New Issues in Bank Regulation (The Quaid-i-Azam Memorial Lecture)

Publication Year : 2002

Deregulation, technology, and financial innovation are transforming banking. Indeed, banking is no longer the business it was even a few decades ago. The way banking services are provided has changed dramatically, and in many countries they are even offered by institutions that are quite different from traditional banks. As the old institutional demarcations become increasingly irrelevant, increased competition from other intermediaries has led to a decline in traditional banking in which banks took deposits and made loans that stayed on their books to maturity. Banks thus have been moving rapidly into new areas of business. In this evolving financial environment, the international banking community and the Basel Committee on Banking Supervision of the Bank for International Settlements (BIS) are currently wrestling with pinning down an appropriate regulatory framework. The regulatory response to these changes has been a move away from the increasingly ineffective command-and-control regulations to greater reliance on assessing the internal risk-management systems, the supervision of banks, and more effective market discipline.
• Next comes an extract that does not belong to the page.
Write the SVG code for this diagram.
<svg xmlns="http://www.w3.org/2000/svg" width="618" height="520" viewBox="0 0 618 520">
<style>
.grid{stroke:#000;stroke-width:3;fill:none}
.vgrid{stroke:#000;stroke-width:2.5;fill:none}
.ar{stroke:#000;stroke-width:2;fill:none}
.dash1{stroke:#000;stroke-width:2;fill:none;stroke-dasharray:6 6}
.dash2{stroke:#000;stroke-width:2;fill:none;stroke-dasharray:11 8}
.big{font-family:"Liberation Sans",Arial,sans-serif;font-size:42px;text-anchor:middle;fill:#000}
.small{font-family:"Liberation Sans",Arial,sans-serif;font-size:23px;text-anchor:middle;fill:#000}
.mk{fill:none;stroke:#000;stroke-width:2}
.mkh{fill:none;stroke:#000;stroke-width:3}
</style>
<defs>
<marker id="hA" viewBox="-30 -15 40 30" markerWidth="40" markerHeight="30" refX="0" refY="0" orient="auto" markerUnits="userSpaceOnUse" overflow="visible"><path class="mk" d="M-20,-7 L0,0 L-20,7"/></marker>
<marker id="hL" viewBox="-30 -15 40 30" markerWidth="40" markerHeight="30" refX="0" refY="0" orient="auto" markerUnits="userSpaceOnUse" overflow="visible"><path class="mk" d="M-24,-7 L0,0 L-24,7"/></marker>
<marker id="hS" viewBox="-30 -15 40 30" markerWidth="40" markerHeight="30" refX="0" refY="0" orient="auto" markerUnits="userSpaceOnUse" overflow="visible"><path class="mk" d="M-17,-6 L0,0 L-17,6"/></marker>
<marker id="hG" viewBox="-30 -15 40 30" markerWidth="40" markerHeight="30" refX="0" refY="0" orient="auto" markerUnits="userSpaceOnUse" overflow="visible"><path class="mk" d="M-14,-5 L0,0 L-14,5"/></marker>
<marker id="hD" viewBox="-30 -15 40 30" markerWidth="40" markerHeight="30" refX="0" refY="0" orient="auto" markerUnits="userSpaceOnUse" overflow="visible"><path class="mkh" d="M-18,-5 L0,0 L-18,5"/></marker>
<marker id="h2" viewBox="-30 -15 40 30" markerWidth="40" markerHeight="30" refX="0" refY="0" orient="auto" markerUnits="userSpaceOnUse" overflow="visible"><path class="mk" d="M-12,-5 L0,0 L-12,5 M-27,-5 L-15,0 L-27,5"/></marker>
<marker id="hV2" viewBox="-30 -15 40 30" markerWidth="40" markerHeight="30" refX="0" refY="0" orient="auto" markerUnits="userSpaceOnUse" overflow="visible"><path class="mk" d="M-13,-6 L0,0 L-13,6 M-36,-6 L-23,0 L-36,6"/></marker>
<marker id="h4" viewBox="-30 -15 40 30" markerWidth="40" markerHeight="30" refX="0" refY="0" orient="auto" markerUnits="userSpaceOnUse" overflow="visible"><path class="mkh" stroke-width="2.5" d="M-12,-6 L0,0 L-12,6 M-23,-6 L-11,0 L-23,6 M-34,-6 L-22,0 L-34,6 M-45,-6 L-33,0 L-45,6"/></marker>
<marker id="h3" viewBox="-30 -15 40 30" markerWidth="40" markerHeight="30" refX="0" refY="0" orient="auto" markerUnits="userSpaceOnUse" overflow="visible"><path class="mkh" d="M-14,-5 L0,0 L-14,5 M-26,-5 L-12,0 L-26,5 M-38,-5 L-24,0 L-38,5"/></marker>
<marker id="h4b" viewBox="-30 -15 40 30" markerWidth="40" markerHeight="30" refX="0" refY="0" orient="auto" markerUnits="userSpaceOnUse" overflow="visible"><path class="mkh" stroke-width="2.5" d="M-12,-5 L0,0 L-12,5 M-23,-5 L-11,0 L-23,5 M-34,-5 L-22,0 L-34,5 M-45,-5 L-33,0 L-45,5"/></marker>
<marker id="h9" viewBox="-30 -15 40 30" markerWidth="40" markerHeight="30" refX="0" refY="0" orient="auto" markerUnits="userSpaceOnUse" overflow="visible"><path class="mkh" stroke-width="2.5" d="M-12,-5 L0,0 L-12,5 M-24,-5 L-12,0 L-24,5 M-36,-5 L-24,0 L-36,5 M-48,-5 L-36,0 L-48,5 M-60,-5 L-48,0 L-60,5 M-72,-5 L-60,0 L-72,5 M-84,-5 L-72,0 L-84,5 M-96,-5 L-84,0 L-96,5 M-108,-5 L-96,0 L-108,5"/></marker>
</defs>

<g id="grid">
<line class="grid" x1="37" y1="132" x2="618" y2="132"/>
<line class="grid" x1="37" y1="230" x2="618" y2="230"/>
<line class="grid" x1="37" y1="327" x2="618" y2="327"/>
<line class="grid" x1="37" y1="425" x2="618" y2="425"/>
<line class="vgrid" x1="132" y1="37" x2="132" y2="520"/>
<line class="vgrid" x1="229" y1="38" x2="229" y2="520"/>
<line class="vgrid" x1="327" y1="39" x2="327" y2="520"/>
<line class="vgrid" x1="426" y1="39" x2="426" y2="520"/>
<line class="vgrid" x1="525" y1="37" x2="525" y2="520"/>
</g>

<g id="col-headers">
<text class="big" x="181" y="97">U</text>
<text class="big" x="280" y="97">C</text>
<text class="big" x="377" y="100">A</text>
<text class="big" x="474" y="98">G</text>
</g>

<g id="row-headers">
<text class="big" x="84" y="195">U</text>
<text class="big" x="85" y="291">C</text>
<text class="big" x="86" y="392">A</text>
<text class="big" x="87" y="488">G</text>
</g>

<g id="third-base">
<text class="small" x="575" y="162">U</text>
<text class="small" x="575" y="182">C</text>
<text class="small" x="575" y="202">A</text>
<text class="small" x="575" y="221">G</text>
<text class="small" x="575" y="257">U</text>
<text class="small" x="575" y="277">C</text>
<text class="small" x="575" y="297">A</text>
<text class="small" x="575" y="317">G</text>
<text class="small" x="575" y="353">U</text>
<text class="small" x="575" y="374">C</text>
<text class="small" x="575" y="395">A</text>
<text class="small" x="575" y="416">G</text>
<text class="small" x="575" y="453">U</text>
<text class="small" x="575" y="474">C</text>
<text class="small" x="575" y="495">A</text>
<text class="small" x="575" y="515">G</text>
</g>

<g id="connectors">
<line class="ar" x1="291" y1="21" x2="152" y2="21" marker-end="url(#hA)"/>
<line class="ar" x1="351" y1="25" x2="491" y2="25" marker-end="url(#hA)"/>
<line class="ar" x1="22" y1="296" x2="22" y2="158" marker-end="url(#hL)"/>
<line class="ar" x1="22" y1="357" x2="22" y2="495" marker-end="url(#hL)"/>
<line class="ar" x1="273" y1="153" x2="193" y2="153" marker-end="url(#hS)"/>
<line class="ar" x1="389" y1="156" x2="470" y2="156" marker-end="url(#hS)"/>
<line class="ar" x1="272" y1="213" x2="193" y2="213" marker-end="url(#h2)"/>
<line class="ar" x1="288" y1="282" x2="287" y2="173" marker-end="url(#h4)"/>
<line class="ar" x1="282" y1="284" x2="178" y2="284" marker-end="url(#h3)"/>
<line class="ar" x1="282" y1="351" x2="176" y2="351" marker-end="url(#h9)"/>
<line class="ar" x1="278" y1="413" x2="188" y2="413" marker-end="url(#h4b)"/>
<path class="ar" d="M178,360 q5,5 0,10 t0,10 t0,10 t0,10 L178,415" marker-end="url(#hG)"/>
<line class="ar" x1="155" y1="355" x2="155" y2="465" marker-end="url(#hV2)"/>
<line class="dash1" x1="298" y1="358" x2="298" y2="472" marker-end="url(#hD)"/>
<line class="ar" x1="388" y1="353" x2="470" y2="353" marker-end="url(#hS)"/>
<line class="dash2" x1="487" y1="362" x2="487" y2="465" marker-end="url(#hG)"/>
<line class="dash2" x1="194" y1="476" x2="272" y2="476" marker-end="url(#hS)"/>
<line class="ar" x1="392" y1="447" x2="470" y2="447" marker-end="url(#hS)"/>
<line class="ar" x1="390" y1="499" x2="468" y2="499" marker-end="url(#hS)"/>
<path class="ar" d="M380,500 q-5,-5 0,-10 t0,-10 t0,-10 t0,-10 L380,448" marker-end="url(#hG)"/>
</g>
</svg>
In the language of the New Basel Accord, this represents a shift in emphasis away from capital-adequacy rules toward supervision and market discipline. This paper provides an overview of the profound and rapid changes brought about by technology and deregulation, and discusses the hurdles that will have to be negotiated for putting in place a suitable regulatory framework. On the one hand, inadequate resolution of these challenges will create the wrong incentives and lead to banking fragility. On the other hand, overregulation carries the danger that it will retard the development of national financial systems, hinder the best use of available domestic savings, prevent countries from accessing international capital, and ultimately lead to slower growth. Developed financial systems are being challenged by the shift in regulatory focus, and the definition and implementation of appropriate regulatory standards is encountering substantial difficulties. Finding the right balance between regulation, supervision, and reliance on market discipline is likely to be even more difficult in developing and transition countries.